» Data segment:
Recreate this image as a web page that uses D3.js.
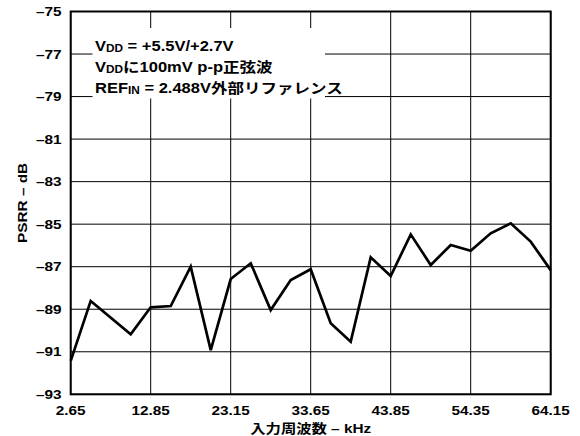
<!DOCTYPE html>
<html>
<head>
<meta charset="utf-8">
<script src="https://cdn.jsdelivr.net/npm/d3@7"></script>
<style>
html,body{margin:0;padding:0;background:#fff;}
text{font-family:"Liberation Sans",Arial,"Noto Sans CJK JP",sans-serif;font-weight:bold;fill:#000;}
</style>
</head>
<body>
<svg id="chart" width="580" height="436"></svg>
<script>
// ---- data ----
const xTickLabels = ["2.65","12.85","23.15","33.65","43.85","54.35","64.15"];
const yTickValues = [-75,-77,-79,-81,-83,-85,-87,-89,-91,-93];
const freqKHz = [2.65,5.2,10.3,12.85,15.43,18.0,20.58,23.15,25.78,28.4,31.03,33.65,36.2,38.75,41.3,43.85,46.48,49.1,51.73,54.35,56.8,59.25,61.7,64.15];
const psrrDB  = [-91.43,-88.61,-90.18,-88.91,-88.85,-87.0,-90.92,-87.58,-86.84,-89.04,-87.63,-87.12,-89.66,-90.53,-86.56,-87.44,-85.48,-86.92,-85.98,-86.25,-85.43,-84.96,-85.82,-87.16];
const legendLines = [
  [["V",false],["DD",true],[" = +5.5V/+2.7V",false]],
  [["V",false],["DD",true],["に100mV p-p正弦波",false]],
  [["REF",false],["IN",true],[" = 2.488V外部リファレンス",false]]
];
const xTitle = "入力周波数 – kHz";
const yTitle = "PSRR – dB";

// ---- layout ----
const L = 70.7, R = 550.7, T = 11.5, B = 394.3;
const SX = 1.18;
const svg = d3.select("#chart");

const xTickNums = xTickLabels.map(Number);
const x = d3.scaleLinear()
  .domain(xTickNums)
  .range(xTickNums.map((d,i)=> L + i*(R-L)/(xTickNums.length-1)));
const y = d3.scaleLinear().domain([-93,-75]).range([B,T]);

function fmtMinus(v){ return String(v).replace("-", "\u2013"); }

// grid
const grid = svg.append("g");
grid.selectAll("line.h").data(yTickValues).join("line")
  .attr("x1",L).attr("x2",R).attr("y1",d=>y(d)).attr("y2",d=>y(d))
  .attr("stroke","#000").attr("stroke-width",1);
grid.selectAll("line.v").data(xTickNums).join("line")
  .attr("y1",T).attr("y2",B).attr("x1",d=>x(d)).attr("x2",d=>x(d))
  .attr("stroke","#000").attr("stroke-width",1);

// legend mask
svg.append("rect").attr("x",92.5).attr("y",28).attr("width",232.5).attr("height",70.5).attr("fill","#fff");

// frame
svg.append("rect").attr("x",L).attr("y",T).attr("width",R-L).attr("height",B-T)
  .attr("fill","none").attr("stroke","#000").attr("stroke-width",2);

// data line
svg.append("path")
  .datum(freqKHz.map((f,i)=>[f,psrrDB[i]]))
  .attr("fill","none").attr("stroke","#000").attr("stroke-width",2.7)
  .attr("stroke-linejoin","miter").attr("stroke-miterlimit",3)
  .attr("d", d3.line().x(d=>x(d[0])).y(d=>y(d[1])));

// text helper
function label(px,py,txt,size,anchor){
  return svg.append("g").attr("transform",`translate(${px},${py}) scale(${SX},1)`)
    .append("text").attr("text-anchor",anchor||"start").attr("font-size",size).text(txt);
}

// y tick labels
yTickValues.forEach(v=>{
  label(61.5, y(v)+4.7, fmtMinus(v), 13, "end");
});
// x tick labels
xTickLabels.forEach(s=>{
  label(x(+s), 414.8, s, 13, "middle");
});
// axis titles
label(310.7, 433, xTitle, 13, "middle");
svg.append("g").attr("transform",`translate(26.5,${(T+B)/2}) rotate(-90) scale(${SX},1)`)
  .append("text").attr("text-anchor","middle").attr("font-size",13).text(yTitle);

// legend
legendLines.forEach((parts,i)=>{
  const t = svg.append("g").attr("transform",`translate(95,${50.7+i*21}) scale(${SX},1)`)
    .append("text").attr("font-size",14);
  parts.forEach(([s,sub])=>{
    const ts = t.append("tspan").text(s);
    if(sub){ ts.attr("font-size",10).attr("dy",1.5); }
    else { ts.attr("dy", t.selectAll("tspan").size()>1 ? -1.5 : 0); }
  });
});
</script>
</body>
</html>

» What you are asked to do:
Give the data again exactly as written, with all pictures left out.

» Result of this exercise:
Recreate this image as a web page that uses D3.js.
<!DOCTYPE html>
<html>
<head>
<meta charset="utf-8">
<script src="https://cdn.jsdelivr.net/npm/d3@7"></script>
<style>
html,body{margin:0;padding:0;background:#fff;}
text{font-family:"Liberation Sans",Arial,"Noto Sans CJK JP",sans-serif;font-weight:bold;fill:#000;}
</style>
</head>
<body>
<svg id="chart" width="580" height="436"></svg>
<script>
// ---- data ----
const xTickLabels = ["2.65","12.85","23.15","33.65","43.85","54.35","64.15"];
const yTickValues = [-75,-77,-79,-81,-83,-85,-87,-89,-91,-93];
const freqKHz = [2.65,5.2,10.3,12.85,15.43,18.0,20.58,23.15,25.78,28.4,31.03,33.65,36.2,38.75,41.3,43.85,46.48,49.1,51.73,54.35,56.8,59.25,61.7,64.15];
const psrrDB  = [-91.43,-88.61,-90.18,-88.91,-88.85,-87.0,-90.92,-87.58,-86.84,-89.04,-87.63,-87.12,-89.66,-90.53,-86.56,-87.44,-85.48,-86.92,-85.98,-86.25,-85.43,-84.96,-85.82,-87.16];
const legendLines = [
  [["V",false],["DD",true],[" = +5.5V/+2.7V",false]],
  [["V",false],["DD",true],["に100mV p-p正弦波",false]],
  [["REF",false],["IN",true],[" = 2.488V外部リファレンス",false]]
];
const xTitle = "入力周波数 – kHz";
const yTitle = "PSRR – dB";

// ---- layout ----
const L = 70.7, R = 550.7, T = 11.5, B = 394.3;
const SX = 1.18;
const svg = d3.select("#chart");

const xTickNums = xTickLabels.map(Number);
const x = d3.scaleLinear()
  .domain(xTickNums)
  .range(xTickNums.map((d,i)=> L + i*(R-L)/(xTickNums.length-1)));
const y = d3.scaleLinear().domain([-93,-75]).range([B,T]);

function fmtMinus(v){ return String(v).replace("-", "\u2013"); }

// grid
const grid = svg.append("g");
grid.selectAll("line.h").data(yTickValues).join("line")
  .attr("x1",L).attr("x2",R).attr("y1",d=>y(d)).attr("y2",d=>y(d))
  .attr("stroke","#000").attr("stroke-width",1);
grid.selectAll("line.v").data(xTickNums).join("line")
  .attr("y1",T).attr("y2",B).attr("x1",d=>x(d)).attr("x2",d=>x(d))
  .attr("stroke","#000").attr("stroke-width",1);

// legend mask
svg.append("rect").attr("x",92.5).attr("y",28).attr("width",232.5).attr("height",70.5).attr("fill","#fff");

// frame
svg.append("rect").attr("x",L).attr("y",T).attr("width",R-L).attr("height",B-T)
  .attr("fill","none").attr("stroke","#000").attr("stroke-width",2);

// data line
svg.append("path")
  .datum(freqKHz.map((f,i)=>[f,psrrDB[i]]))
  .attr("fill","none").attr("stroke","#000").attr("stroke-width",2.7)
  .attr("stroke-linejoin","miter").attr("stroke-miterlimit",3)
  .attr("d", d3.line().x(d=>x(d[0])).y(d=>y(d[1])));

// text helper
function label(px,py,txt,size,anchor){
  return svg.append("g").attr("transform",`translate(${px},${py}) scale(${SX},1)`)
    .append("text").attr("text-anchor",anchor||"start").attr("font-size",size).text(txt);
}

// y tick labels
yTickValues.forEach(v=>{
  label(61.5, y(v)+4.7, fmtMinus(v), 13, "end");
});
// x tick labels
xTickLabels.forEach(s=>{
  label(x(+s), 414.8, s, 13, "middle");
});
// axis titles
label(310.7, 433, xTitle, 13, "middle");
svg.append("g").attr("transform",`translate(26.5,${(T+B)/2}) rotate(-90) scale(${SX},1)`)
  .append("text").attr("text-anchor","middle").attr("font-size",13).text(yTitle);

// legend
legendLines.forEach((parts,i)=>{
  const t = svg.append("g").attr("transform",`translate(95,${50.7+i*21}) scale(${SX},1)`)
    .append("text").attr("font-size",14);
  parts.forEach(([s,sub])=>{
    const ts = t.append("tspan").text(s);
    if(sub){ ts.attr("font-size",10).attr("dy",1.5); }
    else { ts.attr("dy", t.selectAll("tspan").size()>1 ? -1.5 : 0); }
  });
});
</script>
</body>
</html>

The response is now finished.